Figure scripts
+ + + + + + +
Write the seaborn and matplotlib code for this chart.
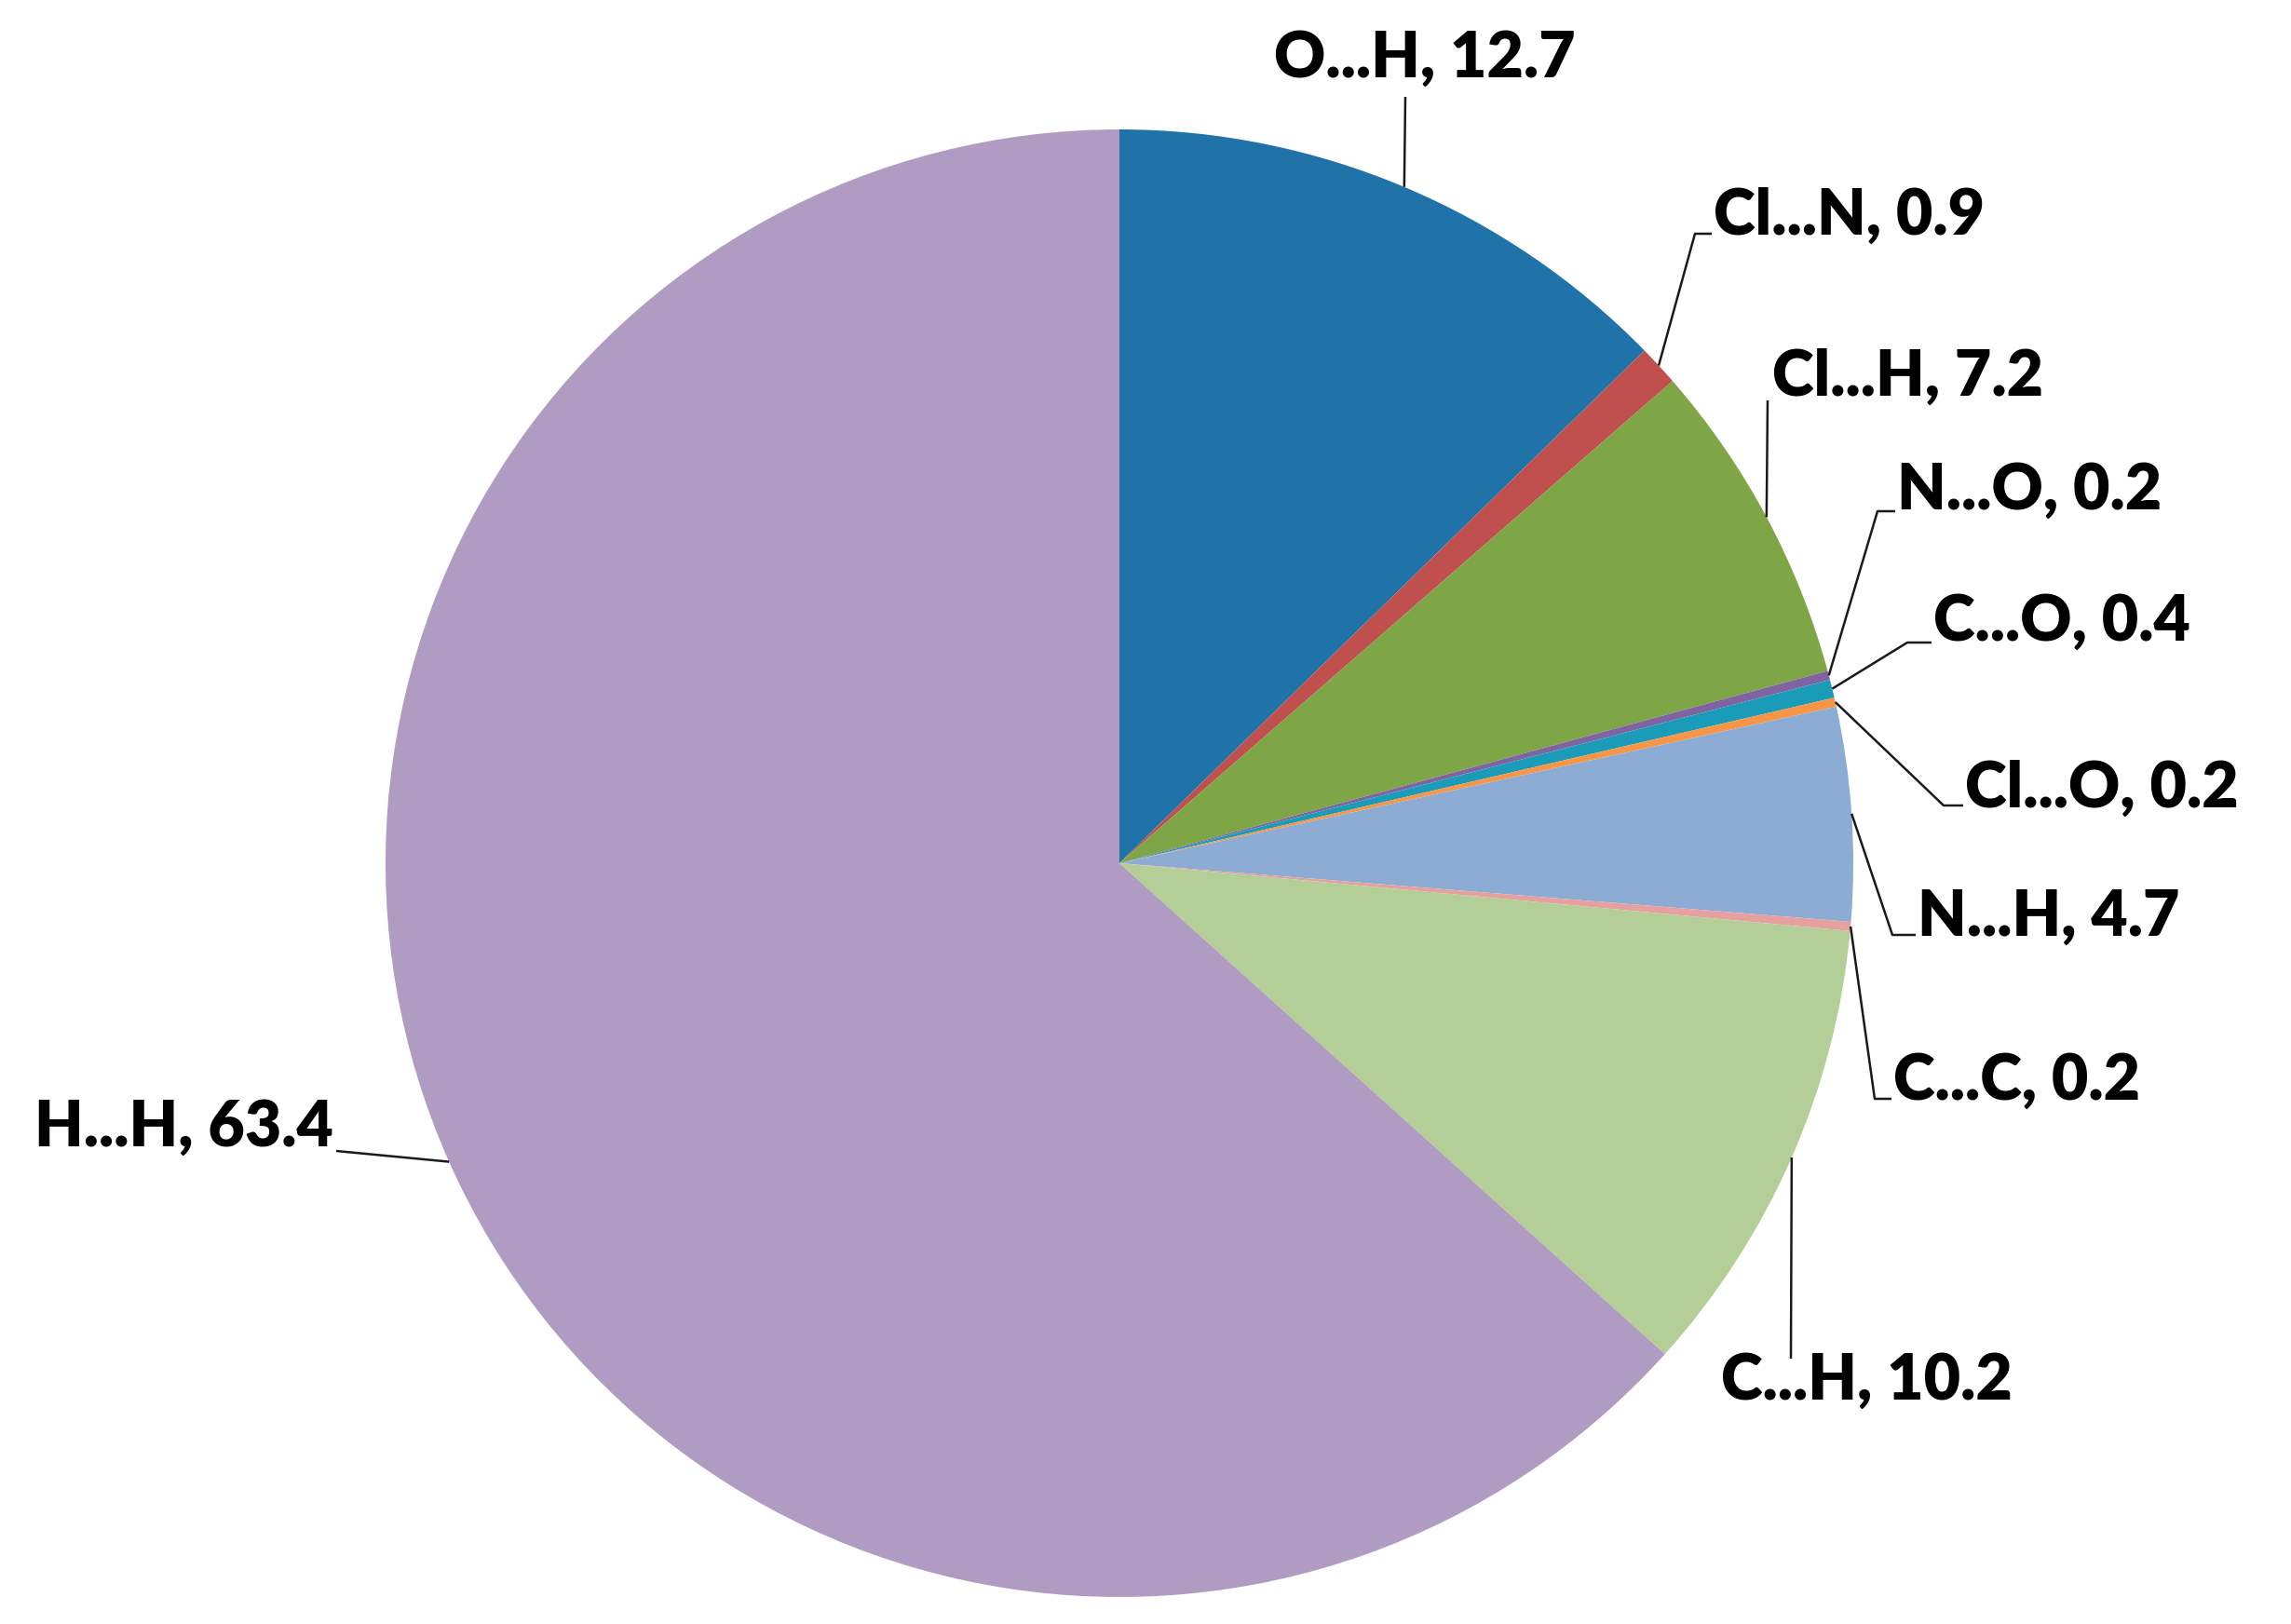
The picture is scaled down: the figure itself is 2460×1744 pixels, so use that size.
import numpy as np
import matplotlib
matplotlib.use("Agg")
import matplotlib.pyplot as plt
import seaborn as sns

sns.set_theme(style="white")
plt.rcParams["font.family"] = ["Lato", "DejaVu Sans"]

contacts = ["O...H", "Cl...N", "Cl...H", "N...O", "C...O", "Cl...O",
            "N...H", "C...C", "C...H", "H...H"]
percent = [12.7, 0.9, 7.2, 0.2, 0.4, 0.2, 4.7, 0.2, 10.2, 63.4]
colors = ["#1F73A8", "#C0504D", "#7EA546", "#8064A2", "#1A9BB8", "#F79646",
          "#8DACD3", "#E6A0A0", "#B3CE96", "#B09CC2"]

# label layout in figure pixels (top-left origin): text anchor, alignment, leader hook points
W, H = 2460, 1744
CX, CY, R = 1202, 927, 788
label_pos = {
    "O...H": ((1530, 63), "center", [(1509, 104)]),
    "Cl...N": ((1840, 232), "left", [(1820, 251), (1838, 251)]),
    "Cl...H": ((1903, 405), "left", [(1898, 430)]),
    "N...O": ((2037, 527), "left", [(2016, 549), (2035, 549)]),
    "C...O": ((2076, 668), "left", [(2048, 690), (2074, 690)]),
    "Cl...O": ((2110, 847), "left", [(2087, 865), (2108, 865)]),
    "N...H": ((2059, 985), "left", [(2032, 1004), (2057, 1004)]),
    "C...C": ((2033, 1161), "left", [(2013, 1180), (2031, 1180)]),
    "C...H": ((2004, 1483), "center", [(1923, 1459)]),
    "H...H": ((358, 1211), "right", [(361, 1236)]),
}

fig = plt.figure(figsize=(24.6, 17.44), dpi=100)
ax = fig.add_axes([0, 0, 1, 1])

wedges, _ = ax.pie(percent, colors=colors, startangle=90, counterclock=False,
                   center=(CX, H - CY), radius=R,
                   wedgeprops=dict(linewidth=0, antialiased=True))
ax.set_xlim(0, W)
ax.set_ylim(0, H)
ax.set_aspect("equal")
ax.axis("off")

for w, name, val in zip(wedges, contacts, percent):
    ang = np.deg2rad((w.theta1 + w.theta2) / 2)
    ex = CX + R * np.cos(ang)
    ey = (H - CY) + R * np.sin(ang)
    (tx, ty), ha, hooks = label_pos[name]
    xs = [ex] + [p[0] for p in hooks]
    ys = [ey] + [H - p[1] for p in hooks]
    ax.plot(xs, ys, color="#1a1a1a", linewidth=1.8, solid_capstyle="butt")
    ax.text(tx, H - ty, f"{name}, {val}", ha=ha, va="center",
            fontsize=49, fontweight="heavy", color="black")

fig.savefig("out.png", dpi=100, facecolor="white")
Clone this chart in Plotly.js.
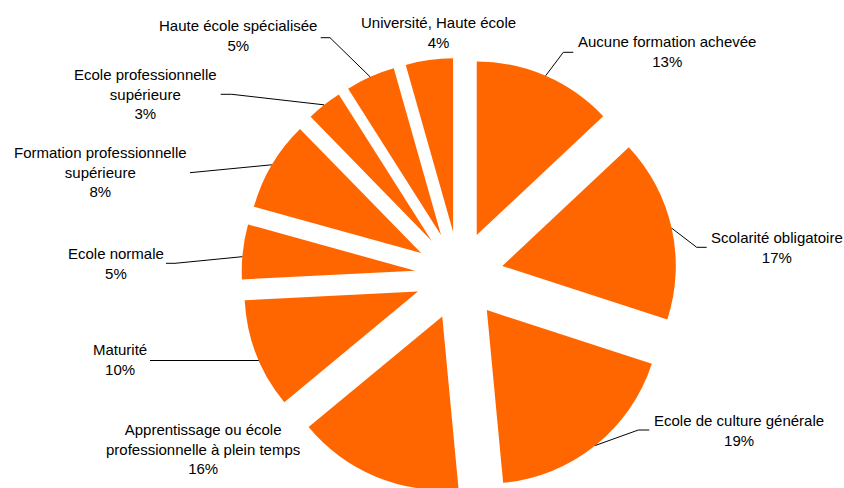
<!DOCTYPE html>
<html><head><meta charset="utf-8">
<script src="https://cdn.plot.ly/plotly-3.0.1.min.js"></script>
<style>
html,body{margin:0;padding:0;background:#fff;overflow:hidden}
#wrap{width:844px;height:488px;overflow:hidden}
#chart{width:844px;height:500px}
</style></head>
<body><div id="wrap"><div id="chart"></div></div>
<script>
// ---- data ----
const categories = [
  "Aucune formation achevée",
  "Scolarité obligatoire",
  "Ecole de culture générale",
  "Apprentissage ou école professionnelle à plein temps",
  "Maturité",
  "Ecole normale",
  "Formation professionnelle supérieure",
  "Ecole professionnelle supérieure",
  "Haute école spécialisée",
  "Université, Haute école"
];
const labelLines = [
  ["Aucune formation achevée"],
  ["Scolarité obligatoire"],
  ["Ecole de culture générale"],
  ["Apprentissage ou école", "professionnelle à plein temps"],
  ["Maturité"],
  ["Ecole normale"],
  ["Formation professionnelle", "supérieure"],
  ["Ecole professionnelle", "supérieure"],
  ["Haute école spécialisée"],
  ["Université, Haute école"]
];
const shares = [13.0, 17.0, 18.5, 15.5, 10.2, 5.1, 8.4, 3.3, 4.6, 4.4];

// ---- layout settings (pixels, from top-left) ----
const W = 844, H = 500;
const domX = [0.2861, 0.8020];
const domY = [0.0134, 0.8842];
const pullFrac = 0.255;
const sliceColor = "#FF6600";
const fontSpec = {family: "Liberation Sans, Arial, sans-serif", size: 15, color: "#000"};

// label block centres
const labelPos = [
  [667, 52], [776.5, 247], [738.5, 430], [203, 448.5], [120.3, 359],
  [115.5, 263], [100, 172], [145.5, 94], [237.7, 36], [438.7, 32.5]
];
// leader: [elbowX, elbowY, endX, endY, attach]  (attach 'mid' = slice mid-angle, number = y where it meets the left arc)
const leaders = [
  [563.3, 52.3, 573.3, 52.3, "mid"],
  [696.7, 247.3, 706.7, 247.3, "mid"],
  [638.3, 430, 649.3, 430, "mid"],
  null,
  [150, 360.5, 150, 360.5, 360.5],
  [175, 263.3, 166, 263.3, 256.7],
  [190, 172.7, 190, 172.7, "mid"],
  [231.7, 94.3, 220.7, 94.3, "mid"],
  [330, 37.7, 320.7, 37.7, "mid"],
  null
];

// ---- pie geometry (same as Plotly's) ----
const bw = W * (domX[1] - domX[0]), bh = H * (domY[1] - domY[0]);
const cx = W * (domX[0] + domX[1]) / 2;
const cy = H * (1 - (domY[0] + domY[1]) / 2);
const r = Math.min(bw, bh) / 2 / (1 + pullFrac);
const total = shares.reduce((a, b) => a + b, 0);

const px = x => x / W;
const py = y => 1 - y / H;

const annotations = [];
const shapes = [];
let cum = 0;
shares.forEach((v, i) => {
  const a0 = cum / total * 2 * Math.PI;
  cum += v;
  const a1 = cum / total * 2 * Math.PI;
  const mid = (a0 + a1) / 2;
  const dx = Math.sin(mid), dy = -Math.cos(mid);
  const scx = cx + pullFrac * r * dx, scy = cy + pullFrac * r * dy;
  const pct = Math.round(v / total * 100 + 1e-6) + "%";
  annotations.push({
    xref: "paper", yref: "paper",
    x: px(labelPos[i][0]), y: py(labelPos[i][1]),
    xanchor: "center", yanchor: "middle", align: "center",
    showarrow: false,
    text: labelLines[i].concat([pct]).join("<br>"),
    font: fontSpec
  });
  const L = leaders[i];
  if (L) {
    let sx, sy;
    if (typeof L[4] === "number") {
      sy = L[4];
      const ddy = sy - scy;
      sx = scx - Math.sqrt(Math.max(0, r * r - ddy * ddy));
    } else {
      sx = scx + r * dx; sy = scy + r * dy;
    }
    shapes.push({
      type: "path", xref: "paper", yref: "paper",
      path: `M${px(sx)},${py(sy)} L${px(L[0])},${py(L[1])} L${px(L[2])},${py(L[3])}`,
      line: {color: "#000", width: 1}
    });
  }
});

const trace = {
  type: "pie",
  labels: categories,
  values: shares,
  sort: false,
  direction: "clockwise",
  rotation: 0,
  pull: pullFrac,
  marker: {colors: categories.map(() => sliceColor), line: {width: 0}},
  textinfo: "none",
  hoverinfo: "label+percent",
  domain: {x: domX, y: domY},
  showlegend: false
};

Plotly.newPlot("chart", [trace], {
  width: W, height: H,
  margin: {l: 0, r: 0, t: 0, b: 0},
  paper_bgcolor: "#fff",
  showlegend: false,
  annotations: annotations,
  shapes: shapes,
  font: fontSpec
}, {displayModeBar: false, staticPlot: true});
</script>
</body></html>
+ + + + + + +
WHAT NEEDS TO BE DONE »
All of the data above should be quoted exactly, except for the pictures.

COMPLETE OUTPUT »
Write the seaborn and matplotlib code for this chart.
The picture is scaled down: the figure itself is 2460×1744 pixels, so use that size.
import numpy as np
import matplotlib
matplotlib.use("Agg")
import matplotlib.pyplot as plt
import seaborn as sns

sns.set_theme(style="white")
plt.rcParams["font.family"] = ["Lato", "DejaVu Sans"]

contacts = ["O...H", "Cl...N", "Cl...H", "N...O", "C...O", "Cl...O",
            "N...H", "C...C", "C...H", "H...H"]
percent = [12.7, 0.9, 7.2, 0.2, 0.4, 0.2, 4.7, 0.2, 10.2, 63.4]
colors = ["#1F73A8", "#C0504D", "#7EA546", "#8064A2", "#1A9BB8", "#F79646",
          "#8DACD3", "#E6A0A0", "#B3CE96", "#B09CC2"]

# label layout in figure pixels (top-left origin): text anchor, alignment, leader hook points
W, H = 2460, 1744
CX, CY, R = 1202, 927, 788
label_pos = {
    "O...H": ((1530, 63), "center", [(1509, 104)]),
    "Cl...N": ((1840, 232), "left", [(1820, 251), (1838, 251)]),
    "Cl...H": ((1903, 405), "left", [(1898, 430)]),
    "N...O": ((2037, 527), "left", [(2016, 549), (2035, 549)]),
    "C...O": ((2076, 668), "left", [(2048, 690), (2074, 690)]),
    "Cl...O": ((2110, 847), "left", [(2087, 865), (2108, 865)]),
    "N...H": ((2059, 985), "left", [(2032, 1004), (2057, 1004)]),
    "C...C": ((2033, 1161), "left", [(2013, 1180), (2031, 1180)]),
    "C...H": ((2004, 1483), "center", [(1923, 1459)]),
    "H...H": ((358, 1211), "right", [(361, 1236)]),
}

fig = plt.figure(figsize=(24.6, 17.44), dpi=100)
ax = fig.add_axes([0, 0, 1, 1])

wedges, _ = ax.pie(percent, colors=colors, startangle=90, counterclock=False,
                   center=(CX, H - CY), radius=R,
                   wedgeprops=dict(linewidth=0, antialiased=True))
ax.set_xlim(0, W)
ax.set_ylim(0, H)
ax.set_aspect("equal")
ax.axis("off")

for w, name, val in zip(wedges, contacts, percent):
    ang = np.deg2rad((w.theta1 + w.theta2) / 2)
    ex = CX + R * np.cos(ang)
    ey = (H - CY) + R * np.sin(ang)
    (tx, ty), ha, hooks = label_pos[name]
    xs = [ex] + [p[0] for p in hooks]
    ys = [ey] + [H - p[1] for p in hooks]
    ax.plot(xs, ys, color="#1a1a1a", linewidth=1.8, solid_capstyle="butt")
    ax.text(tx, H - ty, f"{name}, {val}", ha=ha, va="center",
            fontsize=49, fontweight="heavy", color="black")

fig.savefig("out.png", dpi=100, facecolor="white")
Clone this chart in Plotly.js.
<!DOCTYPE html>
<html><head><meta charset="utf-8">
<script src="https://cdn.plot.ly/plotly-3.0.1.min.js"></script>
<style>
html,body{margin:0;padding:0;background:#fff;overflow:hidden}
#wrap{width:844px;height:488px;overflow:hidden}
#chart{width:844px;height:500px}
</style></head>
<body><div id="wrap"><div id="chart"></div></div>
<script>
// ---- data ----
const categories = [
  "Aucune formation achevée",
  "Scolarité obligatoire",
  "Ecole de culture générale",
  "Apprentissage ou école professionnelle à plein temps",
  "Maturité",
  "Ecole normale",
  "Formation professionnelle supérieure",
  "Ecole professionnelle supérieure",
  "Haute école spécialisée",
  "Université, Haute école"
];
const labelLines = [
  ["Aucune formation achevée"],
  ["Scolarité obligatoire"],
  ["Ecole de culture générale"],
  ["Apprentissage ou école", "professionnelle à plein temps"],
  ["Maturité"],
  ["Ecole normale"],
  ["Formation professionnelle", "supérieure"],
  ["Ecole professionnelle", "supérieure"],
  ["Haute école spécialisée"],
  ["Université, Haute école"]
];
const shares = [13.0, 17.0, 18.5, 15.5, 10.2, 5.1, 8.4, 3.3, 4.6, 4.4];

// ---- layout settings (pixels, from top-left) ----
const W = 844, H = 500;
const domX = [0.2861, 0.8020];
const domY = [0.0134, 0.8842];
const pullFrac = 0.255;
const sliceColor = "#FF6600";
const fontSpec = {family: "Liberation Sans, Arial, sans-serif", size: 15, color: "#000"};

// label block centres
const labelPos = [
  [667, 52], [776.5, 247], [738.5, 430], [203, 448.5], [120.3, 359],
  [115.5, 263], [100, 172], [145.5, 94], [237.7, 36], [438.7, 32.5]
];
// leader: [elbowX, elbowY, endX, endY, attach]  (attach 'mid' = slice mid-angle, number = y where it meets the left arc)
const leaders = [
  [563.3, 52.3, 573.3, 52.3, "mid"],
  [696.7, 247.3, 706.7, 247.3, "mid"],
  [638.3, 430, 649.3, 430, "mid"],
  null,
  [150, 360.5, 150, 360.5, 360.5],
  [175, 263.3, 166, 263.3, 256.7],
  [190, 172.7, 190, 172.7, "mid"],
  [231.7, 94.3, 220.7, 94.3, "mid"],
  [330, 37.7, 320.7, 37.7, "mid"],
  null
];

// ---- pie geometry (same as Plotly's) ----
const bw = W * (domX[1] - domX[0]), bh = H * (domY[1] - domY[0]);
const cx = W * (domX[0] + domX[1]) / 2;
const cy = H * (1 - (domY[0] + domY[1]) / 2);
const r = Math.min(bw, bh) / 2 / (1 + pullFrac);
const total = shares.reduce((a, b) => a + b, 0);

const px = x => x / W;
const py = y => 1 - y / H;

const annotations = [];
const shapes = [];
let cum = 0;
shares.forEach((v, i) => {
  const a0 = cum / total * 2 * Math.PI;
  cum += v;
  const a1 = cum / total * 2 * Math.PI;
  const mid = (a0 + a1) / 2;
  const dx = Math.sin(mid), dy = -Math.cos(mid);
  const scx = cx + pullFrac * r * dx, scy = cy + pullFrac * r * dy;
  const pct = Math.round(v / total * 100 + 1e-6) + "%";
  annotations.push({
    xref: "paper", yref: "paper",
    x: px(labelPos[i][0]), y: py(labelPos[i][1]),
    xanchor: "center", yanchor: "middle", align: "center",
    showarrow: false,
    text: labelLines[i].concat([pct]).join("<br>"),
    font: fontSpec
  });
  const L = leaders[i];
  if (L) {
    let sx, sy;
    if (typeof L[4] === "number") {
      sy = L[4];
      const ddy = sy - scy;
      sx = scx - Math.sqrt(Math.max(0, r * r - ddy * ddy));
    } else {
      sx = scx + r * dx; sy = scy + r * dy;
    }
    shapes.push({
      type: "path", xref: "paper", yref: "paper",
      path: `M${px(sx)},${py(sy)} L${px(L[0])},${py(L[1])} L${px(L[2])},${py(L[3])}`,
      line: {color: "#000", width: 1}
    });
  }
});

const trace = {
  type: "pie",
  labels: categories,
  values: shares,
  sort: false,
  direction: "clockwise",
  rotation: 0,
  pull: pullFrac,
  marker: {colors: categories.map(() => sliceColor), line: {width: 0}},
  textinfo: "none",
  hoverinfo: "label+percent",
  domain: {x: domX, y: domY},
  showlegend: false
};

Plotly.newPlot("chart", [trace], {
  width: W, height: H,
  margin: {l: 0, r: 0, t: 0, b: 0},
  paper_bgcolor: "#fff",
  showlegend: false,
  annotations: annotations,
  shapes: shapes,
  font: fontSpec
}, {displayModeBar: false, staticPlot: true});
</script>
</body></html>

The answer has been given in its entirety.